Guttikonda Bilam, also known as Guthikonda Bilam, is a historic cave and a hill in Piduguralla Mandal, Guntur District of Andhra Pradesh, India. Guttikonda or Guthikonda is the name of a nearby village, while "Bilam" is the Sanskrit word for "cave". There are several caves in the region, collectively known as "Guthikonda Caves"; Guttikonda Bilam is the most well-known of these caves.

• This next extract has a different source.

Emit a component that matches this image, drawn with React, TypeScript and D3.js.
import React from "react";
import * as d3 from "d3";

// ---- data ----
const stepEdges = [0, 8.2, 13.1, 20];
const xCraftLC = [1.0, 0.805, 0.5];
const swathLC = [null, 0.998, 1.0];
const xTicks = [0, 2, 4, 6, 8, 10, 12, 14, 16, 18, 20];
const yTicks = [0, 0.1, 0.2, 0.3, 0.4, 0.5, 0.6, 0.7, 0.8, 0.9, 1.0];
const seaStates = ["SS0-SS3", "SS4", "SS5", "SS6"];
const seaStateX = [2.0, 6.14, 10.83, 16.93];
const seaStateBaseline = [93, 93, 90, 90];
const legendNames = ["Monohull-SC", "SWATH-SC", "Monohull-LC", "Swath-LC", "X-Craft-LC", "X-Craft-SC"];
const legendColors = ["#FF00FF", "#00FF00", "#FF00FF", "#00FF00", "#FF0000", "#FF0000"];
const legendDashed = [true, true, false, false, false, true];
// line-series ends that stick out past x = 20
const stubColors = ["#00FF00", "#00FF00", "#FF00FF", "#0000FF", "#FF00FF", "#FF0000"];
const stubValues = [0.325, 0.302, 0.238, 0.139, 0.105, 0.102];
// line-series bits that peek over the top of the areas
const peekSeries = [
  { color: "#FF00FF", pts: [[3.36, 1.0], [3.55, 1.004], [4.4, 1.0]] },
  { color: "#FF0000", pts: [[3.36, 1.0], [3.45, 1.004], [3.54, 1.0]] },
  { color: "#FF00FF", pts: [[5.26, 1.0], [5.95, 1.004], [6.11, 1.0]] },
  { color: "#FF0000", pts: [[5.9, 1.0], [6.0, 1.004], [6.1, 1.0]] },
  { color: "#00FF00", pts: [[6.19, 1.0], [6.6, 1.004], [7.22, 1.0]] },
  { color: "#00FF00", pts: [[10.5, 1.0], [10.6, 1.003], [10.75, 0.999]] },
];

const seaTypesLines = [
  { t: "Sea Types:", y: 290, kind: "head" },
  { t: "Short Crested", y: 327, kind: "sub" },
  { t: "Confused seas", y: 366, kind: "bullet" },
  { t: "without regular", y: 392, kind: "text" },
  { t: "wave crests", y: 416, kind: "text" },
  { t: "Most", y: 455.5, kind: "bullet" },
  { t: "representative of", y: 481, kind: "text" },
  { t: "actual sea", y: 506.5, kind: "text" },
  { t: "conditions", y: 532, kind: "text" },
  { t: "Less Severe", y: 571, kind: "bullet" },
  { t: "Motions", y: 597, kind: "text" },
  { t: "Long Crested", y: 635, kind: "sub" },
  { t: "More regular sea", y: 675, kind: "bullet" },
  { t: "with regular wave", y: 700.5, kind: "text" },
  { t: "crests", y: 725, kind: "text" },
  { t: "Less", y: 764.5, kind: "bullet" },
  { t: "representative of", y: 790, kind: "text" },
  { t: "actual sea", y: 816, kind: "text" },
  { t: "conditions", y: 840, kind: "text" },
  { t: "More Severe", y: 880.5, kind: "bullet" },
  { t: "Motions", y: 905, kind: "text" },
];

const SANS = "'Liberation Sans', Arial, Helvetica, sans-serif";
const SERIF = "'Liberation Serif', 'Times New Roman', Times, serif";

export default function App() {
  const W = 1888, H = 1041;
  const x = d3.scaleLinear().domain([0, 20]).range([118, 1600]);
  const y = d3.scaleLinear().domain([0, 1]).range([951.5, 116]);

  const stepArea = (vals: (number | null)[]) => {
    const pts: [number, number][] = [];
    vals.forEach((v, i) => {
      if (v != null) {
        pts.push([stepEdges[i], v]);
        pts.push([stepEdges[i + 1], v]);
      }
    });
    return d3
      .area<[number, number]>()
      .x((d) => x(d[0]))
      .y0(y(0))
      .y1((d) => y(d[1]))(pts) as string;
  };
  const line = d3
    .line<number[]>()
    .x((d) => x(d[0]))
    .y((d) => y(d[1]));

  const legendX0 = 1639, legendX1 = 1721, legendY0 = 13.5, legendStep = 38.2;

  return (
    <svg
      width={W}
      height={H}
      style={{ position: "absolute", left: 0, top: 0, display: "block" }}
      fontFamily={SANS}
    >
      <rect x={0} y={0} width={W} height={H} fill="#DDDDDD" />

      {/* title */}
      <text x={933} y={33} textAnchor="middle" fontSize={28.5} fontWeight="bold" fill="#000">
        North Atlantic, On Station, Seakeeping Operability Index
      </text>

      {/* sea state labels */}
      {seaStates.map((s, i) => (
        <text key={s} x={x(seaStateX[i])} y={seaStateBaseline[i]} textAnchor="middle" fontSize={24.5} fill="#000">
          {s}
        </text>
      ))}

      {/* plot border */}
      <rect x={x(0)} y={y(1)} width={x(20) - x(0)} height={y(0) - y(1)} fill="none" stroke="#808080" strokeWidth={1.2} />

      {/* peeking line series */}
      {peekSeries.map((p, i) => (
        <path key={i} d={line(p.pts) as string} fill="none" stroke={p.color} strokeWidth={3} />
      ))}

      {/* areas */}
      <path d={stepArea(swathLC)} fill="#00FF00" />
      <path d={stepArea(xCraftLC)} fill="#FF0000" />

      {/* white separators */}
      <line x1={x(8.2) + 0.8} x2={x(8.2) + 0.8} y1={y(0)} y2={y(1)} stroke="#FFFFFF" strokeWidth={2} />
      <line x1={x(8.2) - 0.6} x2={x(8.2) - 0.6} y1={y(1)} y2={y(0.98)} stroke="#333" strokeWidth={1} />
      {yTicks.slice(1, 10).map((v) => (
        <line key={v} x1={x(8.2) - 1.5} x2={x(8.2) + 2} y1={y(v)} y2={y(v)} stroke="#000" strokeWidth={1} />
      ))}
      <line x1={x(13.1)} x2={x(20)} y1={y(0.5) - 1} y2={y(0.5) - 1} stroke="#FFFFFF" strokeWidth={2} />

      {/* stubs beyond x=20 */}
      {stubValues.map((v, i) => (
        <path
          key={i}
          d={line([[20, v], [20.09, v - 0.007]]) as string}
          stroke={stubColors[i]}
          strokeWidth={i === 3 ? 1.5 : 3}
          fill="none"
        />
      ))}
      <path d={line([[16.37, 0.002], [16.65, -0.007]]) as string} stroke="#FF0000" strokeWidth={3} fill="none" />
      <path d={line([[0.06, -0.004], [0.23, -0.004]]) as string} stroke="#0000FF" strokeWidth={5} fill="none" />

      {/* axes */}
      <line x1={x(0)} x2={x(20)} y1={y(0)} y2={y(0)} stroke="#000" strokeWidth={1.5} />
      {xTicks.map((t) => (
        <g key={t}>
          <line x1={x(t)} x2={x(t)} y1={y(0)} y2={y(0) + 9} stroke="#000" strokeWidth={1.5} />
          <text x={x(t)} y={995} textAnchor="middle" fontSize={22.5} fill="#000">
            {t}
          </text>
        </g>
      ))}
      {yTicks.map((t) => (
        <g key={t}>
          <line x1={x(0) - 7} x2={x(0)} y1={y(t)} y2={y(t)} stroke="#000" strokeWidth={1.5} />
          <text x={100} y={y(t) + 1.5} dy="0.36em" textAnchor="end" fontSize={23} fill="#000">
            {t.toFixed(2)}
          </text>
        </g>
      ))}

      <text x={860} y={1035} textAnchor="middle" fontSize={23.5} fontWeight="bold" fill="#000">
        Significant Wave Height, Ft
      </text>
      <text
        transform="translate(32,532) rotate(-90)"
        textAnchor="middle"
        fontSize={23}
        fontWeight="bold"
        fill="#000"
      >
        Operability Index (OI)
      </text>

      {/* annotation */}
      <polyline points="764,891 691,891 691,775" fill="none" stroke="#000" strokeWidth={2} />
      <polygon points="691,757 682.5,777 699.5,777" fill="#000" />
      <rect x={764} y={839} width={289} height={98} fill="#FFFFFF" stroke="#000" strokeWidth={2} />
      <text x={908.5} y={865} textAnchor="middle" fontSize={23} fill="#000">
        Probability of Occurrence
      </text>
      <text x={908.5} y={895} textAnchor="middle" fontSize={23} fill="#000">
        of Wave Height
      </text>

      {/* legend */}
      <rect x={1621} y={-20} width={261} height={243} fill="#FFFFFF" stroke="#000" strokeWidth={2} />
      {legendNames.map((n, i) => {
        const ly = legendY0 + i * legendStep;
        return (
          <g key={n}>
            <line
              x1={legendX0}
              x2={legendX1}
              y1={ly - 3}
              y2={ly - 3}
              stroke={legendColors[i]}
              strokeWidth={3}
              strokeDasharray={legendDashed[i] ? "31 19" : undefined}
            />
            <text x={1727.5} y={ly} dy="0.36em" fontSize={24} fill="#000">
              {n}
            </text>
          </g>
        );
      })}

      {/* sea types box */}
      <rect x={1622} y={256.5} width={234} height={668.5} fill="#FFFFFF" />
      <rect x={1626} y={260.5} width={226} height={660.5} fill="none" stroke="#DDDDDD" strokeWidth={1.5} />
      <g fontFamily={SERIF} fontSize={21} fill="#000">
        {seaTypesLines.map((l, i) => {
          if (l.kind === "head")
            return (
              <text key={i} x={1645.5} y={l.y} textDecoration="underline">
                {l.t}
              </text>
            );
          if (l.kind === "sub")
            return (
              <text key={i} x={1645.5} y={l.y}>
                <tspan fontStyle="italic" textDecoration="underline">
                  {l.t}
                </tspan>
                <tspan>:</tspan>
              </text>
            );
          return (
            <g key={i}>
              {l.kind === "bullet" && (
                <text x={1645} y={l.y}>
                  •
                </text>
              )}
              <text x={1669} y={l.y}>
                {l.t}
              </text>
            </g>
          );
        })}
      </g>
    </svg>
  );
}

The cave is located around 3 km south of the Guttikonda village, which lies 15 km from Piduguralla, in the Guntur district.

Biology 

No publications report on the biology of the cave till 2008. It was Mr. Shabuddin Shaik, an enthusiastic M. Sc zoology student of Acharya Nagarjuna University, who discovered tiny milky white creature for the first time in cave Guthikonda. Later isopod taxonomist decided to open a new chapter in Indian Phreatoicidea and identified as a new genus and species and named as Andhracoides shabuddin  in honor of Mr. Shabuddin Shaik by naming the new species for "his child-like curiosity and inherent scientific interest at Taxonomy, Biodiversity & his concern for environment."

The plankton samples of the cave pools, however, yielded only a dense population of stygophilic Mesocyclops sp also during his first visit.